Yes, I am an Intrepid owner also and I have to keep adding at least 2 splits every 2 - 3 hrs.  Any less than two splits and the fire doesn't sustain itself well. Of course now that it's colder I'm more likely to stock it up, which for the Intrepid is no more than 5 or 6 16" splits, less if they're thick.  Once the room is warmed up, I don't usually add more wood until the flames have stopped and the coals are starting to shrink down.  

But I really feel for some of these "cold people"! Our downstairs is about 1,200 sq. ft and this stove heats the rooms at these temps -
Den (where the stove is) 78* - 85* depending
Kitchen (Adjacent, with a small Vornado fan mounted high on the den wall, blowing down and thru the doorway) 75*
Dining Room (Adj. to Kitchen) 72* This is where the thermostat is for our central heating.
Living room (farthest away) 68*

And certainly, if  you've been burning wood that has lost some of it's BTU's to decay, when you crack into the woodpile with the Grade A stuff, stand back!  Big difference!


----------



## SlyFerret (Dec 2, 2008)

I tend to burn in loads instead of adding wood here and there.  I don't know what my heating needs will be when the weather gets down to highs in the teens and lows around zero, but for now, If I were to keep the stove burning all the time. it would be 90+ degrees in the house.

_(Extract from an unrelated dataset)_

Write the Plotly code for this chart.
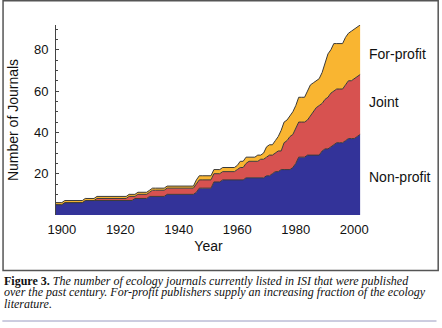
import plotly.graph_objects as go

years = list(range(1898, 2003))

non_profit = [5, 5, 5,
              6, 6, 6, 6, 6, 6, 6,
              7, 7, 7, 7,
              7, 7, 7, 7, 7, 7, 7, 7, 7, 7, 7,
              7, 7, 8,
              8, 8, 8, 8,
              9,
              9, 9, 9, 9, 9,
              10, 10, 10, 10, 10, 10, 10, 10, 10, 10,
              11, 13,
              13, 13, 13, 13,
              16, 16, 16,
              17, 17, 17, 17, 17,
              17, 17, 17, 18, 18, 18, 18, 18, 18, 18,
              19, 19, 20, 21, 21, 22, 22, 22, 22, 23,
              25, 28, 28, 28, 29, 29, 29, 29, 29, 31,
              32, 32, 33, 34, 35, 35, 35, 36, 37, 37,
              37, 38, 39]

joint = [0, 0, 0,
         0, 0, 0, 0, 0, 0, 0,
         0, 0, 0, 0,
         1, 1, 1, 1, 1, 1, 1, 1, 1, 1, 1,
         2, 2, 1,
         2, 2, 2, 2,
         2,
         3, 3, 3, 3, 3,
         3, 3, 3, 3, 3, 3, 3, 3, 3, 3,
         4, 4,
         4, 4, 4, 4,
         4, 4, 4,
         4, 4, 4, 4, 4,
         5, 6, 6, 7, 8, 8, 8, 8, 9, 9,
         9, 10, 9, 9, 10, 9, 13, 14, 16, 16,
         17, 17, 17, 17, 17, 19, 21, 23, 24, 23,
         24, 25, 26, 26, 26, 26, 26, 27, 28, 28,
         29, 29, 29]

for_profit = [1, 1, 1,
              1, 1, 1, 1, 1, 1, 1,
              1, 1, 1, 1,
              1, 1, 1, 1, 1, 1, 1, 1, 1, 1, 1,
              1, 1, 1,
              1, 1, 1, 1,
              1,
              1, 1, 1, 1, 1,
              1, 1, 1, 1, 1, 1, 1, 1, 1, 1,
              2, 2,
              2, 2, 2, 2,
              2, 2, 2,
              2, 2, 2, 2, 2,
              2, 3, 3, 3, 2, 2, 2, 3, 2, 3,
              5, 5, 5, 6, 7, 10, 10, 10, 10, 11,
              11, 12, 12, 12, 14, 15, 14, 13, 13, 15,
              17, 21, 21, 23, 22, 22, 22, 23, 23, 24,
              24, 24, 24]

series = [("Non-profit", non_profit, "#333399"),
          ("Joint", joint, "#D75250"),
          ("For-profit", for_profit, "#F9B531")]

font_family = "Liberation Sans, Arial, Helvetica, sans-serif"

fig = go.Figure()
for name, vals, col in series:
    fig.add_trace(go.Scatter(
        x=years, y=vals, name=name, mode="lines", stackgroup="one",
        line=dict(color="#3a3a3a", width=1), fillcolor=col))

# plot-area geometry in pixels
L, R, T, B = 54, 81, 25, 113
W, H = 442, 328
pw, ph = W - L - R, H - T - B


def px(x):
    return (x - L) / pw


def py(y):
    return (H - B - y) / ph


fig.update_layout(
    width=W, height=H,
    margin=dict(l=L, r=R, t=T, b=B),
    paper_bgcolor="white", plot_bgcolor="white",
    showlegend=False,
    font=dict(family=font_family, color="#111111", size=13),
    xaxis=dict(range=[1898, 2002.3], tickvals=[1900, 1920, 1940, 1960, 1980, 2000],
               showgrid=False, zeroline=False, showline=False, ticks="",
               ticklabelstandoff=5,
               tickfont=dict(size=13),
               title=dict(text="Year", font=dict(size=14), standoff=5)),
    yaxis=dict(range=[0, 92], tickvals=[20, 40, 60, 80],
               showgrid=False, zeroline=False, showline=True,
               linecolor="#444444", linewidth=1,
               ticks="inside", ticklen=3, tickcolor="#444444",
               minor=dict(dtick=5, ticks="inside", ticklen=2, tickcolor="#444444"),
               ticklabelstandoff=4,
               tickfont=dict(size=13),
               title=dict(text="Number of Journals", font=dict(size=14), standoff=12)),
)

# series labels on the right
for text, ypix in [("For-profit", 54), ("Joint", 102), ("Non-profit", 177)]:
    fig.add_annotation(text=text, xref="paper", yref="paper",
                       x=px(367), y=py(ypix), xanchor="left", yanchor="middle",
                       showarrow=False, font=dict(size=14, family=font_family, color="#111111"))

# frame around the figure
fig.add_shape(type="rect", xref="paper", yref="paper",
              x0=px(0.7), x1=px(438.7), y0=py(0.7), y1=py(270.5),
              line=dict(color="#555555", width=1.5), fillcolor="rgba(0,0,0,0)", layer="above")

# rule under the caption
fig.add_shape(type="line", xref="paper", yref="paper",
              x0=px(0), x1=px(437), y0=py(321), y1=py(321),
              line=dict(color="#9A9AC0", width=1))

serif = "Liberation Serif, Times New Roman, serif"
caption = [
    "<b>Figure 3.</b> <i>The number of ecology journals currently listed in ISI that were published</i>",
    "<i>over the past century. For-profit publishers supply an increasing fraction of the ecology</i>",
    "<i>literature.</i>",
]
for line, ypix in zip(caption, [280.5, 292, 303.5]):
    fig.add_annotation(text=line, xref="paper", yref="paper",
                       x=px(0), y=py(ypix), xanchor="left", yanchor="middle",
                       showarrow=False, font=dict(size=12, family=serif, color="#111111"))

fig.write_html("out.html")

Lately, I light the stove when I get home at about 6:00pm with a small load, get it going, let it burn down, and reload at 10:00pm for the overnight.

At about 6:00am, I smack the snooze a few times.  By 6:30am, I'm stumbling my way to the stove to reload again.  Depending on how I loaded the previous night, there may or may not be coals left.  By 7:30am, the air is damped back, the stove is cruising and we're out the door to work.

By the time I get home, the stove is still hot to the touch, but there usually aren't enough coals to relight with, so I start from scratch again.

Lather, rinse, repeat.

-SF


----------